>> Start

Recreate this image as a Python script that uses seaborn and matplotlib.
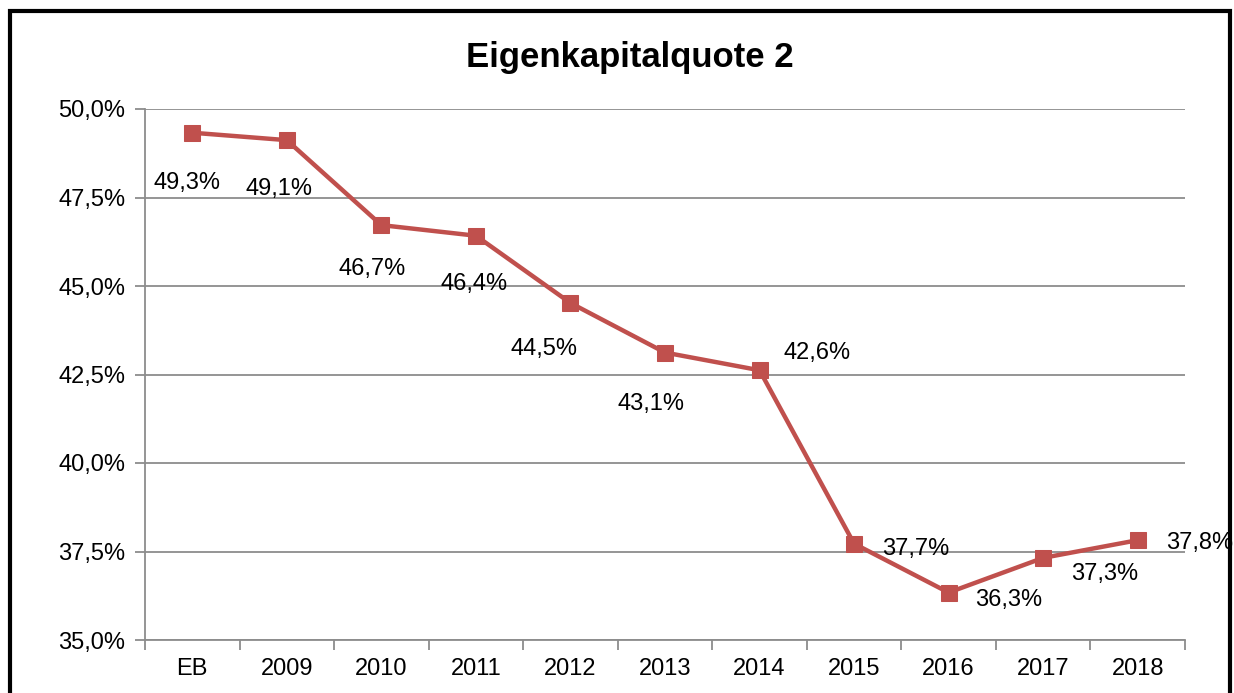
import matplotlib
matplotlib.use('Agg')
import matplotlib.pyplot as plt
import matplotlib.patches as mpatches
from matplotlib.ticker import FixedLocator, FuncFormatter
import pandas as pd
import seaborn as sns

# data
years  = ['EB', '2009', '2010', '2011', '2012', '2013', '2014',
          '2015', '2016', '2017', '2018']
quote  = [49.33, 49.12, 46.72, 46.42, 44.52, 43.12, 42.62,
          37.72, 36.34, 37.32, 37.82]
yticks = [35.0, 37.5, 40.0, 42.5, 45.0, 47.5, 50.0]

# label offsets in pixels (dx, dy upwards), like Excel's placement
label_off = [(-5, -50), (-8, -49), (-9, -44), (-2, -48), (-26, -46),
             (-14, -51), (58, 17), (62, -5), (60, -7), (61, -16), (62, -3)]

RED  = '#C0504D'
GRID = '#8C8C8C'

sns.set_theme(style='white')
plt.rcParams['font.family'] = ['Liberation Sans', 'DejaVu Sans']

df = pd.DataFrame({'pos': range(len(years)), 'Quote': quote})

fig = plt.figure(figsize=(12.34, 6.93), dpi=100)
ax = fig.add_axes([145/1234, 1 - 640/693, 1040/1234, 531/693])

sns.lineplot(data=df, x='pos', y='Quote', ax=ax, color=RED, linewidth=3.2,
             marker='s', markersize=12, markeredgecolor=RED, zorder=3)

ax.set_xlim(-0.5, len(years) - 0.5)
ax.set_ylim(35, 50)
ax.yaxis.set_major_locator(FixedLocator(yticks))
ax.yaxis.set_major_formatter(FuncFormatter(lambda v, p: f'{v:.1f}%'.replace('.', ',')))
ax.grid(axis='y', color=GRID, linewidth=1.3)
ax.set_axisbelow(True)

# ticks at category boundaries, labels centred
ax.set_xticks([i - 0.5 for i in range(len(years) + 1)])
ax.set_xticklabels([])
ax.set_xticks(range(len(years)), minor=True)
ax.set_xticklabels(years, minor=True)
ax.tick_params(axis='x', which='major', direction='out', length=7, width=1.3,
               color=GRID, bottom=True)
ax.tick_params(axis='x', which='minor', length=0, pad=13, labelsize=17,
               labelcolor='black')
ax.tick_params(axis='y', direction='out', length=7, width=1.3, color=GRID,
               left=True, labelsize=17, pad=7, labelcolor='black')

for s in ['top', 'right']:
    ax.spines[s].set_visible(False)
for s in ['left', 'bottom']:
    ax.spines[s].set_color(GRID)
    ax.spines[s].set_linewidth(1.3)

ax.set_xlabel('')
ax.set_ylabel('')

px = 72 / fig.dpi
for i, v in enumerate(quote):
    dx, dy = label_off[i]
    ax.annotate(f'{v:.1f}%'.replace('.', ','), (i, v),
                xytext=(dx * px, dy * px), textcoords='offset points',
                ha='center', va='center', fontsize=17, color='black',
                annotation_clip=False)

fig.text(630/1234, 1 - 57/693, 'Eigenkapitalquote 2', ha='center',
         va='center', fontsize=25, fontweight='bold', color='black')

# black frame around the chart
fig.patches.append(mpatches.Rectangle((10/1234, -0.05), 1220/1234, 1.05 - 11/693,
                                      transform=fig.transFigure, fill=False,
                                      edgecolor='black', linewidth=3))

fig.savefig('out.png', dpi=100)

>> End

→ WHAT TO PRODUCE: With all pictures left out, please transcribe exactly the lines from the start of the material through the line with "ax.set_axisbelow(True)".

→ COMPLETE RESPONSE:
Recreate this image as a Python script that uses seaborn and matplotlib.
import matplotlib
matplotlib.use('Agg')
import matplotlib.pyplot as plt
import matplotlib.patches as mpatches
from matplotlib.ticker import FixedLocator, FuncFormatter
import pandas as pd
import seaborn as sns

# data
years  = ['EB', '2009', '2010', '2011', '2012', '2013', '2014',
          '2015', '2016', '2017', '2018']
quote  = [49.33, 49.12, 46.72, 46.42, 44.52, 43.12, 42.62,
          37.72, 36.34, 37.32, 37.82]
yticks = [35.0, 37.5, 40.0, 42.5, 45.0, 47.5, 50.0]

# label offsets in pixels (dx, dy upwards), like Excel's placement
label_off = [(-5, -50), (-8, -49), (-9, -44), (-2, -48), (-26, -46),
             (-14, -51), (58, 17), (62, -5), (60, -7), (61, -16), (62, -3)]

RED  = '#C0504D'
GRID = '#8C8C8C'

sns.set_theme(style='white')
plt.rcParams['font.family'] = ['Liberation Sans', 'DejaVu Sans']

df = pd.DataFrame({'pos': range(len(years)), 'Quote': quote})

fig = plt.figure(figsize=(12.34, 6.93), dpi=100)
ax = fig.add_axes([145/1234, 1 - 640/693, 1040/1234, 531/693])

sns.lineplot(data=df, x='pos', y='Quote', ax=ax, color=RED, linewidth=3.2,
             marker='s', markersize=12, markeredgecolor=RED, zorder=3)

ax.set_xlim(-0.5, len(years) - 0.5)
ax.set_ylim(35, 50)
ax.yaxis.set_major_locator(FixedLocator(yticks))
ax.yaxis.set_major_formatter(FuncFormatter(lambda v, p: f'{v:.1f}%'.replace('.', ',')))
ax.grid(axis='y', color=GRID, linewidth=1.3)
ax.set_axisbelow(True)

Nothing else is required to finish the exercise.